Me And Tullio Down By The Schoolyard

In yesterday’s post, I shared my thoughts on the storied Campagnolo Delta brake:

Why people call it the “Delta” when it looks exactly like the Tin Man’s hat is beyond me:

In fact, between the hat and the built-in grease ports you probably won’t be surprised to learn the Tin Man was designed by Tullio himself:

The grateful producers offered him any part he wanted in the film, and ironically he ultimately chose to play the Cowardly Lion:

Though outside of the cycling world he’s best known for going on to play Fred Mertz in “I Love Lucy:”

Sadly the spin-off series, “Tullio The Irritable Italian Bicycle Mechanic,” never got past the pilot stage.

I mention all of this because, while I may have praised the Delta for its innovative design and its marginal adequacy, yesterday I took a ride on the Normcore Nostalgia Bike, which is equipped with a humble Shimano 105 group, including the brakes:

The Deltas and the 105s are near-contemporaries (the 105s are like two years newer), but riding them ore or less back-to-back I was stunned at how much better these were, even in rain, which was falling for a good portion of the ride–and they even have room for my little clip-on filth prophylactic:

Polarizing BioPace chainrings notwithstanding, given the quality and performance of even Shimano’s “sport”-level components at the time, it’s easy to see how they were soon able to eat Campagnolo’s lunch. At the same time, it’s equally easy to see why Campagnolo held onto its snob appeal for so long. I mean, look at it!

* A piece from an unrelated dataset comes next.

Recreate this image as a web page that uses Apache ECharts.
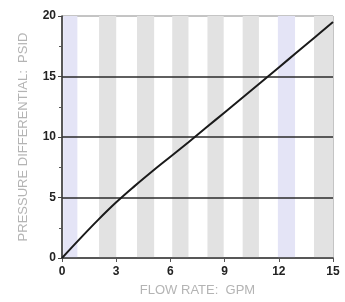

Then around 2008 they finally lost the snob appeal too, since that’s when their stuff stopped being pretty:

Alas, this was inevitable, since it was also around then that road cyclists really started to reject the idea of having anything silver on their bikes. (It didn’t really go with the plastic frames.) Also, riders who were too cool to use Shimano on their road bikes could now choose SRAM, which really excited people for some reason:

And that was that.

As for yesterday’s ride, I managed to cover something like seventeen (17) miles just to get to the hardware store down the street:

Where I purchased this important item:

Unfortunately they were out of the faux crabon weave finish, but I did install a stiffer titanium spring upgrade kit when I got home.

Then today I finally checked out a new trail I’d been passing:

It was clear from the wood chips that this wasn’t meant for bikes, but the sign didn’t expressly forbid them so I figured, “Why not?”

It was barely longer than a suburban driveway, and one the honeymoon period is over it will no doubt be covered with dog crap, which always hides so nicely in this sort of surface treatment. But until I hear otherwise I officially own the FKT for this route, so eat your heart out, Jan Heine:

You’ll be able to read all about it in my new randonneuring journal, “Waxed Canvas, Greased Lighting.”

Otherwise, weather conditions today were delightful–apart from the abundance of this stuff, which ravages your eyes and throat with its tiny barbs:

I was hacking like a cat with a hairball, but fortunately the horses used by the Parks Enforcement Patrol are unflappable:

I’m always considerate when I encounter park horses, but they don’t require the genuflecting and supplication those fancy gravel horses do:

Clearly the skittish horse was appalled by the rider’s choice of tire pressure and tread pattern.